When one thinks of large airlifters, the C-5, the C-17, the Boeing 747, and the Antonov An-124 leap to mind. But the ancestor of these aircrafts still holds the title of the largest land-based, piston-engine airlifter, the Convair XC-99. Dubbed the “Pachyderm Piston,” the giant XC-99 was one of the Air Force’s biggest might-have-beens.

The XC-99 was first conceived in May 1942 as a spin-off of the XB-36, the bomber intended to replace the B-29. The XC-99’s cross section was almost 470 square feet, the equivalent of ten railroad freight cars, and a huge increase over the B-36’s cross section of 226 square feet. It could carry 100,000 pounds of cargo or 400 fully equipped troops 1720 miles at a cruising speed of 290 mph. To put this in perspective, the largest American transport plane in World War II carried 24,000 pounds of cargo or 50 fully equipped soldiers at 220 mph.

***image1***The XC-99 made its first flight Nov. 24, 1947, in front of a large crowd in San Diego. Except for the Air Force requirement for a “steep dive” for all of its aircraft – which the XC-99 test pilot said “was like tipping over a skyscraper” – the testing went well and the XC-99 exceeded all the Air Force’s required performance specifications.

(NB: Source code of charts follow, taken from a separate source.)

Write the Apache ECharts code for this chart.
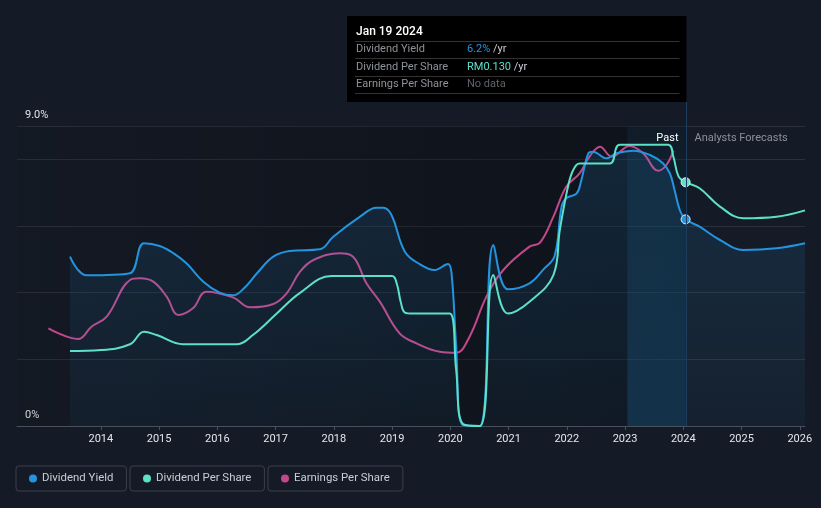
<!DOCTYPE html>
<html><head><meta charset="utf-8">
<script src="https://cdn.jsdelivr.net/npm/echarts@6/dist/echarts.min.js"></script>
<style>html,body{margin:0;padding:0;background:#151b26;}#c{width:821px;height:508px;}</style>
</head><body><div id="c"></div>
<script>
// Dividend Yield (%), [year, value]
const yieldData = [
 [2013.47,5.08],[2013.6,4.7],[2013.75,4.52],[2014.1,4.53],[2014.5,4.58],[2014.74,5.48],
 [2015.01,5.40],[2015.25,5.18],[2015.47,4.88],[2015.76,4.33],[2016.04,4.00],[2016.27,3.92],[2016.44,4.10],
 [2016.7,4.62],[2016.96,5.08],[2017.24,5.25],[2017.76,5.30],[2017.99,5.68],[2018.45,6.28],
 [2018.73,6.55],[2018.85,6.55],[2018.99,6.33],[2019.22,5.23],[2019.48,4.85],[2019.73,4.68],[2019.96,4.86],
 [2020.02,4.6],[2020.1,2.4],[2020.2,0.05],[2020.5,0],[2020.74,5.43],[2020.99,4.10],[2021.36,4.28],[2021.6,4.7],[2021.79,5.1],
 [2021.91,6.58],[2021.99,6.83],[2022.17,6.98],[2022.25,7.38],[2022.37,8.18],[2022.45,8.23],[2022.68,8.03],
 [2022.85,8.18],[2023.14,8.26],[2023.43,8.13],[2023.65,7.88],[2023.77,7.58],[2023.85,7.08],[2023.94,6.48],
 [2024.04,6.2],[2024.28,5.98],[2024.63,5.58],[2025.03,5.28],[2025.6,5.33],[2026.09,5.48]
];
// Dividend Per Share (RM), [year, value]
const dpsData = [
 [2013.47,0.040],[2014.0,0.0405],[2014.5,0.0436],[2014.74,0.0503],[2014.96,0.0485],[2015.41,0.0436],
 [2016.33,0.0436],[2016.61,0.0485],[2017.02,0.060],[2017.42,0.071],[2017.96,0.080],[2019.0,0.080],
 [2019.08,0.076],[2019.15,0.066],[2019.22,0.0605],[2019.35,0.060],[2019.99,0.060],[2020.1,0.030],
 [2020.22,0.001],[2020.51,0],[2020.74,0.0805],[2020.99,0.060],
 [2021.36,0.0663],[2021.77,0.0805],[2021.88,0.1045],[2022.02,0.1276],[2022.11,0.1365],[2022.22,0.140],
 [2022.74,0.140],[2022.91,0.150],[2023.74,0.150],[2023.83,0.1436],[2023.92,0.133],[2024.04,0.130],
 [2024.28,0.1268],[2024.63,0.117],[2025.03,0.1108],[2025.6,0.1116],[2026.09,0.115]
];
// Earnings Per Share (RM), [year, value]
const epsData = [
 [2013.1,0.0586],[2013.61,0.0522],[2013.84,0.0596],[2014.1,0.0656],[2014.5,0.0876],[2014.67,0.0886],
 [2014.9,0.0866],[2015.13,0.0776],[2015.33,0.0666],[2015.58,0.0706],[2015.81,0.0806],[2016.27,0.0772],
 [2016.56,0.0712],[2016.96,0.0732],[2017.19,0.0796],[2017.42,0.0926],[2017.65,0.0996],[2018.1,0.1036],
 [2018.33,0.1016],[2018.56,0.0856],[2018.79,0.0746],[2019.13,0.0556],[2019.42,0.0496],[2019.82,0.0446],
 [2020.1,0.044],[2020.33,0.0536],[2020.62,0.0776],[2020.91,0.0936],[2021.36,0.1076],[2021.54,0.110],
 [2021.77,0.1256],[2021.99,0.1436],[2022.22,0.1516],[2022.39,0.1616],[2022.57,0.1676],[2022.77,0.1616],
 [2023.08,0.168],[2023.31,0.1636],[2023.57,0.1532],[2023.71,0.1566],[2023.83,0.1652]
];
const xTicks = [2014,2015,2016,2017,2018,2019,2020,2021,2022,2023,2024,2025,2026];
const yTickLabels = {0:'0%', 9:'9.0%'};
const seriesNames = ['Dividend Yield','Dividend Per Share','Earnings Per Share'];
const colors = ['#2394df','#5ce0c8','#c2488b'];
const nowYear = 2024.04;
const pastBandStart = 2023.04;
const tipDate = 'Jan 19 2024';
const tipYield = '6.2%';
const tipDps = 'RM0.130';

const FONT = 'Roboto, "Noto Sans", sans-serif';
const chart = echarts.init(document.getElementById('c'));

function markDot(arr, color) {
  return arr.map(p => p[0] === nowYear ? {value: p, symbol: 'circle', symbolSize: 9,
    itemStyle: {color: color, borderColor: '#e8eef5', borderWidth: 1}} : p);
}

const legendBase = {
  icon: 'circle', itemWidth: 8, itemHeight: 8, top: 466, orient: 'horizontal',
  borderColor: '#3a3f4a', borderWidth: 1, borderRadius: 3, padding: [7, 13, 7, 13],
  textStyle: {color: '#c9ccd2', fontSize: 11.4, fontFamily: FONT}, selectedMode: false
};

const SMOOTH = 0.4;
const line = (i, axis, data, z, extra) => Object.assign({
  type: 'line', name: seriesNames[i], yAxisIndex: axis, data: data,
  smooth: SMOOTH, symbol: 'none', showSymbol: true, z: z,
  lineStyle: {color: colors[i], width: 2}, itemStyle: {color: colors[i]}
}, extra || {});

chart.setOption({
  backgroundColor: '#151b26',
  animation: false,
  grid: {left: 17, right: 16, top: 126, bottom: 82},
  legend: [
    Object.assign({}, legendBase, {data: [seriesNames[0]], left: 16}),
    Object.assign({}, legendBase, {data: [seriesNames[1]], left: 130}),
    Object.assign({}, legendBase, {data: [seriesNames[2]], left: 268})
  ],
  xAxis: {
    type: 'value', min: 2012.56, max: 2026.09,
    axisLine: {lineStyle: {color: '#4a505b'}},
    axisTick: {customValues: xTicks, length: 4, lineStyle: {color: '#4a505b'}},
    axisLabel: {customValues: xTicks, formatter: v => String(v), color: '#e4e6ea', fontSize: 11, fontFamily: FONT, margin: 8},
    splitLine: {show: false}
  },
  yAxis: [
    {type: 'value', min: 0, max: 9, interval: 2,
     axisLine: {show: false}, axisTick: {show: false},
     splitLine: {lineStyle: {color: '#2b303a'}},
     axisLabel: {inside: true, margin: 8, verticalAlign: 'bottom', padding: [0,0,5,0],
       formatter: v => yTickLabels[v] || '', color: '#e0e2e6', fontSize: 11, fontFamily: FONT}},
    {type: 'value', min: 0, max: 0.16, show: false, splitLine: {show: false}},
    {type: 'value', min: 0, max: 0.18, show: false, splitLine: {show: false}}
  ],
  series: [
    {type: 'line', name: '_bg', data: [], z: 1, silent: true,
     markArea: {silent: true, data: [
       [{xAxis: 2012.56, itemStyle: {color: {type: 'linear', x: 0, y: 0, x2: 1, y2: 0,
          colorStops: [{offset: 0, color: 'rgba(0,0,0,0.08)'}, {offset: 1, color: 'rgba(0,0,0,0.32)'}]}}},
        {xAxis: nowYear}],
       [{xAxis: pastBandStart, itemStyle: {color: {type: 'linear', x: 0, y: 0, x2: 0, y2: 1,
          colorStops: [{offset: 0, color: 'rgba(35,148,223,0.07)'}, {offset: 1, color: 'rgba(35,148,223,0.20)'}]}}},
        {xAxis: nowYear}]
     ]}},
    line(0, 0, markDot(yieldData, colors[0]), 4, {
     areaStyle: {origin: 'start', color: {type: 'linear', x: 0, y: 0, x2: 0, y2: 1,
       colorStops: [{offset: 0, color: 'rgba(35,148,223,0.22)'}, {offset: 1, color: 'rgba(35,148,223,0.07)'}]}}}),
    line(1, 1, markDot(dpsData, colors[1]), 5),
    line(2, 2, epsData, 3)
  ]
});

const nowX = Math.round(chart.convertToPixel({xAxisIndex: 0}, nowYear)) + 0.5;
const topY = chart.convertToPixel({yAxisIndex: 0}, 9);
const baseY = chart.convertToPixel({yAxisIndex: 0}, 0);
const tipX = 347, tipY = 16, tipW = nowX - 347, tipH = 86;
const F = '11px ' + FONT;
const lbl = {fill: '#8e9299', font: F, verticalAlign: 'middle'};
const sep = y => ({type: 'line', z: 21, shape: {x1: tipX + 8, y1: y + 0.5, x2: tipX + tipW - 7, y2: y + 0.5},
  style: {stroke: '#333', lineWidth: 1}});
chart.setOption({
  graphic: [
    {type: 'line', z: 10, shape: {x1: nowX, y1: tipY + tipH, x2: nowX, y2: baseY},
     style: {stroke: '#1e3d5e', lineWidth: 1}},
    {type: 'text', z: 10, x: nowX - 8, y: topY + 12.5, style: {text: 'Past', fill: '#ffffff', font: F, align: 'right', verticalAlign: 'middle'}},
    {type: 'text', z: 10, x: nowX + 8, y: topY + 12.5, style: {text: 'Analysts Forecasts', fill: '#8b9099', font: F, align: 'left', verticalAlign: 'middle'}},
    {type: 'rect', z: 20, shape: {x: tipX, y: tipY, width: tipW, height: tipH}, style: {fill: '#000'}},
    {type: 'text', z: 21, x: tipX + 9, y: tipY + 15.5, style: {text: tipDate, fill: '#fff', font: '500 12px ' + FONT, verticalAlign: 'middle'}},
    sep(41), sep(58), sep(76), sep(93),
    {type: 'text', z: 21, x: tipX + 9, y: 49.5, style: Object.assign({text: seriesNames[0]}, lbl)},
    {type: 'text', z: 21, x: tipX + 9, y: 67, style: Object.assign({text: seriesNames[1]}, lbl)},
    {type: 'text', z: 21, x: tipX + 9, y: 84.5, style: Object.assign({text: seriesNames[2]}, lbl)},
    {type: 'text', z: 21, x: tipX + 120, y: 49.5, style: {text: '{a|' + tipYield + '} {b|/yr}', verticalAlign: 'middle', font: F,
      rich: {a: {fill: colors[0], font: F}, b: {fill: '#c9ccd2', font: F}}}},
    {type: 'text', z: 21, x: tipX + 120, y: 67, style: {text: '{a|' + tipDps + '} {b|/yr}', verticalAlign: 'middle', font: F,
      rich: {a: {fill: colors[1], font: F}, b: {fill: '#c9ccd2', font: F}}}},
    {type: 'text', z: 21, x: tipX + 120, y: 84.5, style: {text: 'No data', fill: '#5f636b', font: F, verticalAlign: 'middle'}}
  ]
});
</script></body></html>
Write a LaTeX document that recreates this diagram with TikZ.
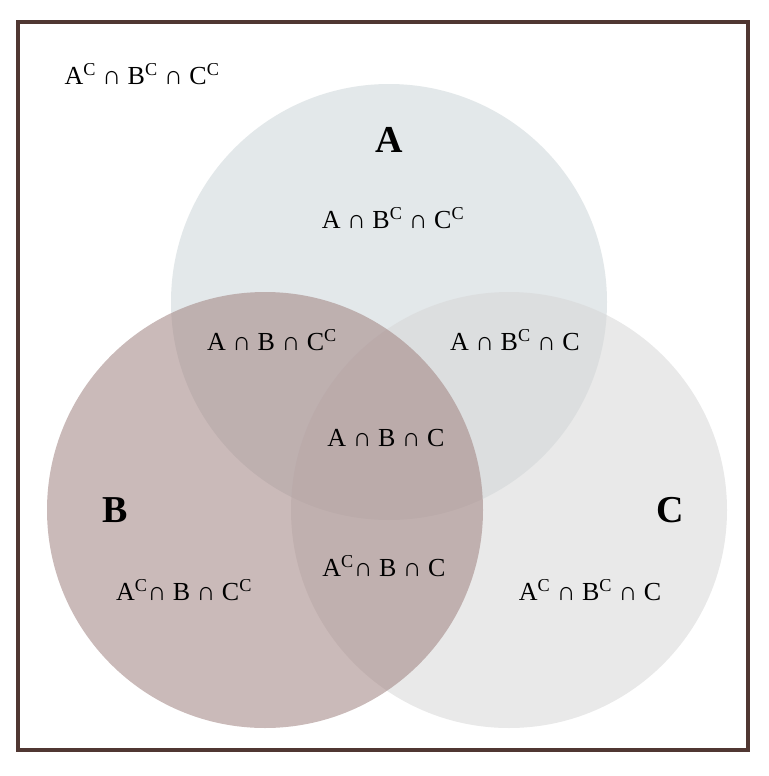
\documentclass[tikz,border=0pt]{standalone}
\usepackage{fontspec}
\setmainfont{Liberation Serif}
\usetikzlibrary{positioning}
\definecolor{frameBrown}{RGB}{80,55,50}
\definecolor{setA}{RGB}{205,214,217}
\definecolor{setB}{RGB}{160,130,128}
\definecolor{setC}{RGB}{215,215,215}
\newcommand{\cmp}{\textsuperscript{C}}
\tikzset{
    region/.style={font=\fontsize{26}{30}\selectfont, inner sep=0pt},
    setname/.style={font=\fontsize{38}{44}\selectfont\bfseries, inner sep=0pt},
    venn/.style={circle, minimum size=436pt, inner sep=0pt, fill opacity=0.55}
}
\begin{document}
\begin{tikzpicture}[x=1pt,y=-1pt]
    \useasboundingbox (0,0) rectangle (768,776);
    \fill[white] (0,0) rectangle (768,776);
    \node[venn, fill=setA] (A) at (389,302) {};
    \node[venn, fill=setC] (C) at (509,510) {};
    \node[venn, fill=setB] (B) at (265,510) {};
    \draw[frameBrown, line width=4pt] (18,22) rectangle (748,750);
    \node[region] (U) at (142,74) {A\cmp{} ∩ B\cmp{} ∩ C\cmp};
    \node[setname] (nA) at (389,140) {A};
    \node[setname] (nB) at (115,510) {B};
    \node[setname] (nC) at (670,510) {C};
    \node[region] (rA) at (393,218) {A ∩ B\cmp{} ∩ C\cmp};
    \node[region] (rAB) at (272,340) {A ∩ B ∩ C\cmp};
    \node[region] (rAC) at (515,340) {A ∩ B\cmp{} ∩ C};
    \node[region] (rABC) at (386,438) {A ∩ B ∩ C};
    \node[region] (rB) at (184,590) {A\cmp{}∩ B ∩ C\cmp};
    \node[region] (rBC) at (384,566) {A\cmp{}∩ B ∩ C};
    \node[region] (rC) at (590,590) {A\cmp{} ∩ B\cmp{} ∩ C};
\end{tikzpicture}
\end{document}
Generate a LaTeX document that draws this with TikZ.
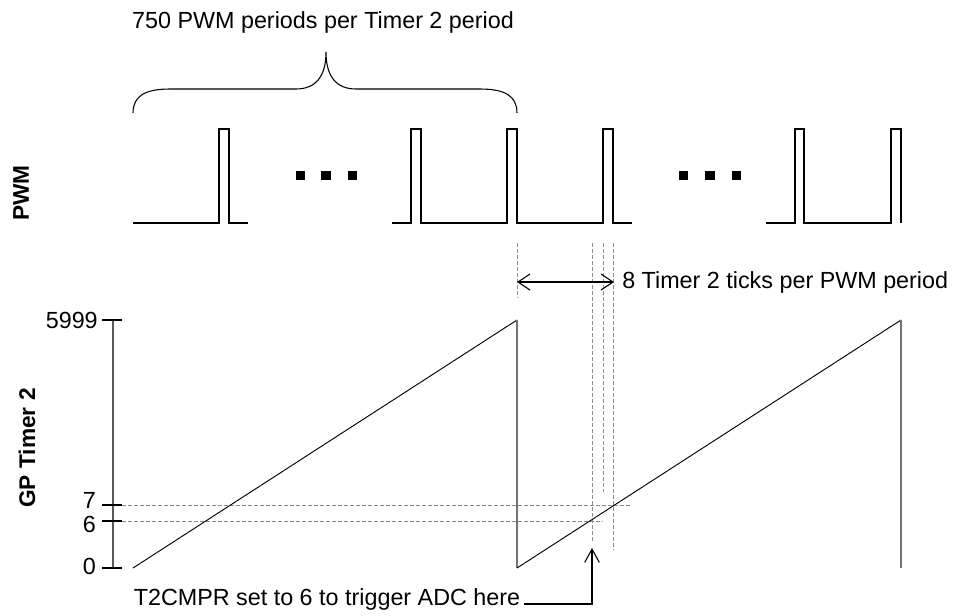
\documentclass[tikz,border=0pt]{standalone}
\usepackage{fontspec}
\setmainfont{Liberation Sans}
\usetikzlibrary{arrows.meta}
\begin{document}
\begin{tikzpicture}[x=0.75pt,y=-0.75pt,
  wave/.style={line width=1.3pt,black,line join=miter},
  ramp/.style={line width=0.7pt,black},
  drop/.style={line width=1.2pt,black!55},
  axisline/.style={line width=0.8pt,black!65},
  tick/.style={line width=0.8pt,black},
  guide/.style={line width=0.7pt,black!45,dash pattern=on 3pt off 1.5pt},
  lbl/.style={font=\fontsize{17.5pt}{21pt}\selectfont,inner sep=0pt},
  side/.style={font=\fontsize{17pt}{20pt}\selectfont\bfseries,inner sep=0pt,rotate=90},
  dot/.style={fill=black,draw=none,minimum size=7pt,inner sep=0pt},
  dim/.style={line width=0.8pt,black,{Straight Barb[length=9pt,width=12pt]}-{Straight Barb[length=9pt,width=12pt]}},
  pointer/.style={line width=0.8pt,black,-{Straight Barb[length=10pt,width=11pt]}}]
\useasboundingbox (0,0) rectangle (962,615);

% row labels
\node[side] (pwmlbl) at (21,193) {PWM};
\node[side] (gplbl) at (27,448) {GP Timer 2};

% brace over the first Timer 2 period
\node[lbl] (bracetxt) at (323,22) {750 PWM periods per Timer 2 period};
\draw[line width=0.8pt] (133,113) .. controls (133,96) and (145,89) .. (170,89) -- (296,89)
  .. controls (316,89) and (326,76) .. (326,52)
  .. controls (326,76) and (336,89) .. (356,89) -- (480,89)
  .. controls (505,89) and (517,96) .. (517,113);

% PWM waveform
\draw[wave] (133,223) -- (219,223) -- (219,129) -- (229,129) -- (229,223) -- (248,223);
\draw[wave] (392,223) -- (411,223) -- (411,129) -- (421,129) -- (421,223)
  -- (507,223) -- (507,129) -- (517,129) -- (517,223)
  -- (603,223) -- (603,129) -- (613,129) -- (613,223) -- (632,223);
\draw[wave] (766,223) -- (795,223) -- (795,129) -- (804,129) -- (804,223)
  -- (891,223) -- (891,129) -- (901,129) -- (901,223);
\foreach \i/\dx in {a/300.5,b/326,c/352.5}
  \node[dot] (dl\i) at (\dx,175.5) {};
\foreach \i/\dx in {a/683.5,b/710,c/736.5}
  \node[dot] (dr\i) at (\dx,175.5) {};

% Timer 2 axis, ticks and values
\draw[axisline] (113,320) -- (113,568);
\foreach \yy in {320,505,521,568}
  \draw[tick] (102,\yy) -- (122,\yy);
\node[lbl,anchor=east] (v5999) at (98,320) {5999};
\node[lbl,anchor=east] (v7) at (96,500) {7};
\node[lbl,anchor=east] (v6) at (96,524) {6};
\node[lbl,anchor=east] (v0) at (96,566) {0};

% guide lines
\draw[guide] (122,505) -- (632,505);
\draw[guide] (122,521) -- (603,521);
\draw[guide] (517,243) -- (517,298);
\draw[guide] (592,243) -- (592,543);
\draw[guide] (603,243) -- (603,492);
\draw[guide] (613,243) -- (613,550);

% sawtooth
\draw[ramp] (133,568) -- (517,320);
\draw[drop] (517,320) -- (517,568);
\draw[ramp] (517,568) -- (901,320);
\draw[drop] (901,320) -- (901,568);

% PWM period in Timer 2 ticks
\coordinate (pl) at (517,282);
\coordinate (pr) at (614,282);
\draw[dim] (pl) -- (pr);
\node[lbl,anchor=west] (ticktxt) at (622,282) {8 Timer 2 ticks per PWM period};

% compare point
\node[lbl] (cmptxt) at (327,599) {T2CMPR set to 6 to trigger ADC here};
\coordinate (cmp) at (592,548);
\draw[pointer] (cmptxt.east |- 0,604) ++(4,0) -| (cmp);
\end{tikzpicture}
\end{document}
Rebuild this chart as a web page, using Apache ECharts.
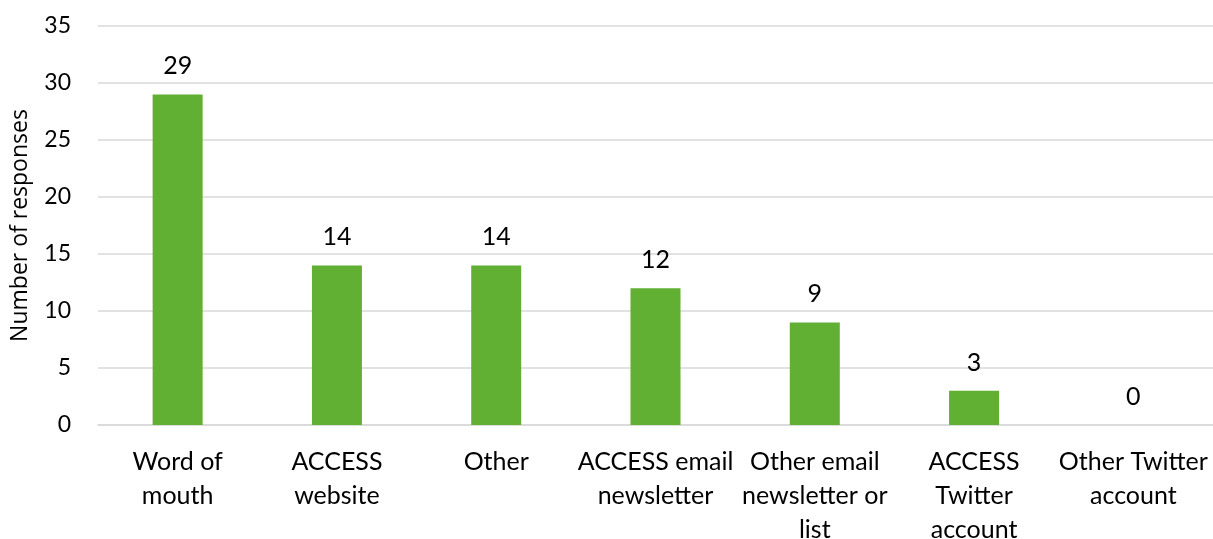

Convair delivered the single XC-99 to the Air Force’s Material Command but in the end the Air Force decided not to order production. It seems the XC-99’s size and load carrying capability actually worked against it. It could carry huge amounts of cargo, but the interior dimensions were wrong for military bulk cargo of the day, and it simply sat too high off the ground for convenient loading, the result of its long propeller blades. It also lacked items like front “clam shell” doors and rear loading ramps that were used on newer cargo aircraft.